Staff Seminar Series - Gosia Drewniok Seminar

Origin: 
Winchester School of Art
Time:
16:00 - 18:00
Date:
14 May 2014
Venue:
MA Common Room, Room Number 3023, Level 3, Eastside Building, WSA

For more information regarding this seminar, please email Dr Victoria Walters at v.m.walters@soton.ac.uk .

Event details

Changing identity on the small screen: transformations, vampires and language in Buffy the Vampire Slayer

Language is one of the most distinctive features of Buffy the Vampire Slayer (1997-2003). It has been extensively explored by scholars from many disciplines, including Karen Eileen Overbey and Lahney Preston-Matto (2002), Michael Adams (2003), Jesse Saba Kirchner (2006) and others in the whole special issue of Slayage: The Journal of the Whedon Studies Association devoted to Buffy language (Slayage 20), as well as Susan Mandala (2007). To date, however, no-one has explored how vampires in BtVS are linguistically constructed.
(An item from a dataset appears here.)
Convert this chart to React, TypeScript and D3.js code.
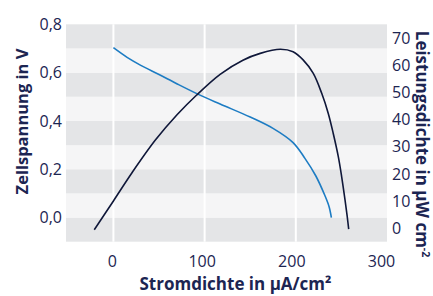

Transformations are a significant part of Buffy the Vampire Slayer. They include: being revived from the dead, being turned into a vampire and having one’s soul restored as a vampire. In my research I’m interested in vampire transformations and in how the language of the series is manipulated to show them. In this paper I will present my findings and speculate about possible reasons for those linguistic choices. I will focus on four vampires in the series and discuss how their transformation is expressed in the way they speak. I have analysed the scenes they appear in from four different angles: lexis, grammar, conversation analysis and (im)politeness strategies. This close examination shows differences in their linguistic choices marking their change of identity.